On December 27, 2019, an attack against American interests in Kirkuk, Iraq, wounded several U.S. service members and killed an American citizen. Two days later, in response, the United States conducted targeted air strikes against territories in Iraq and Syria controlled by Kata’ib Hezbollah, an Iraqi militia group with close ties to Iran. Among the targets was Iranian general Qassem Soleimani. Soleimani, leader of Iran’s Quds Force, is believed to be the mastermind behind attacks against U.S. service members, diplomats, and its embassy in Baghdad. The air strikes killed Soleimani and approximately two dozen members of his entourage.
Soleimani’s death has raised questions over its legality. Specifically, some argue President Trump lacked the constitutional authority to authorize the air strikes. Others argue the air strikes were carried out in violation of international law. But under any legal framework, there are legitimate legal bases to justify President Trump’s actions.
Some have claimed President Trump exceeded his constitutional authority because he did not seek congressional approval prior to launching the December 29 air strikes. Yet there is no constitutional requirement that the President obtain congressional authorization prior to taking any military action. The Declaration of War Clause only requires congressional authorization prior to a planned military operation that would constitute a “war.”
The War Powers Resolution of 1973 was intended to curb the president’s unilateral authority to deploy U.S. military forces. The Resolution requires the president to notify congress within 48 hours of committing U.S. military forces to armed conflict. But it does not proscribe the president’s authority, under Article II of the Constitution, to use military force in self-defense. Thus, a president may direct the limited use of military force without congressional authorization. Indeed, the Obama Administration employed this very rationale to support U.S. military actions in Libya.
Those critical of the December 29 air strikes could theoretically claim President Trump lacked any statutory basis to act. But technically, the United States is still operating in Iraq under a 2001 and a subsequent 2002 Authorization for the Use of Military Force (AUMF).

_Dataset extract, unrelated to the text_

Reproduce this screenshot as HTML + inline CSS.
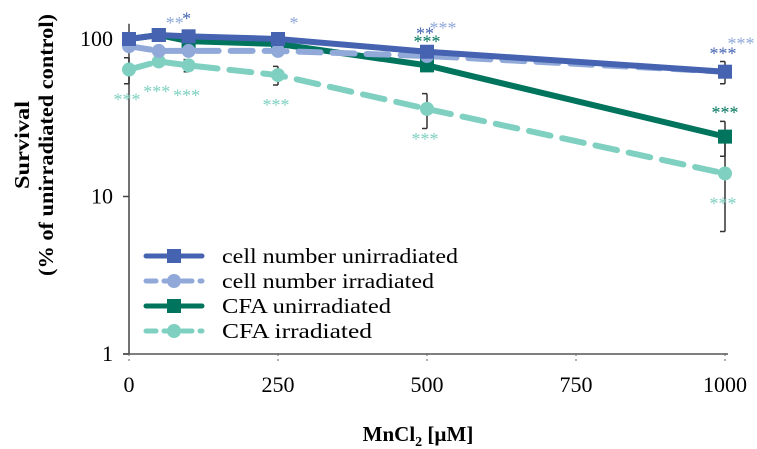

The 2001 AUMF, passed in response to the terrorist attacks of September 11, 2001, authorized the use of American military force “in order to prevent any future acts of international terrorism against the United States by . . . nations, organizations, or persons.”
The 2002 AUMF paved the way for Operation Iraqi Freedom by authorizing military actions “in order to defend the national security of the United States against the continuing threat posed by Iraq.”
One could argue that Soleimani’s killing is entirely consistent with both AUMFs because he was planning imminent future acts of terrorism against the United States.
Others still have argued that the December 29 air strikes violated international law. Article 2(4) of the United Nations Charter generally prohibits the threat or the use of force by one state against another, but with two notable exceptions: 1) when the use of force is carried out with the consent of the host state; and 2) when the use of force is carried out in self-defense in response to an armed attack, or the imminent threat thereof, and the host state is unwilling or unable to prevent the armed attack.
Iraq did not consent to the use of air strikes to kill Soleimani, so Article 2(4)’s first exception is inapplicable. Thus, the international law question turns on whether the air strikes were necessary as a self-defense measure, and whether the Iraqi government was unwilling or unable to prevent further imminent attacks.
For years tensions between the U.S. and Iran have led to escalating attacks against U.S. personnel and interests in the region for which Iran or its proxies were considered responsible. Secretary of State Pompeo warned that further attacks would be met with a “decisive response.” Yet the Iraqi government—whose prime minister Adel Abdul-Mahdi resigned just one month prior—was unable to prevent the December 27 attack in Kirkuk. And intelligence reports indicated future attacks against U.S. interests were “imminent.”
Under these circumstances, the December 29 air strikes seem to fit neatly within Article 2(4)’s second exception. The U.S. could reasonably argue that it sought to act in self-defense because it had reliable intelligence that Iran was about to carry out yet another armed attack. And despite the fact that Soleimani, an Iranian, was on Iraqi soil, the argument can be made that Iraq was either unwilling or unable to prevent Soleimani’s actions.
In conclusion, although some might argue against the underlying policy rationale for the December 29 air strikes that killed Qassem Soleimani, there nevertheless are sound legal bases to support the air strikes. Under the U.S. Constitution, domestic, and international law, the president has the authority to use military force to protect the United States, its personnel, and its interests. Congressional authorization is not always required, and although host nation consent is always advisable, there may be circumstances under which it is not a prerequisite. Such is the case with the December 29 air strikes against Soleimani.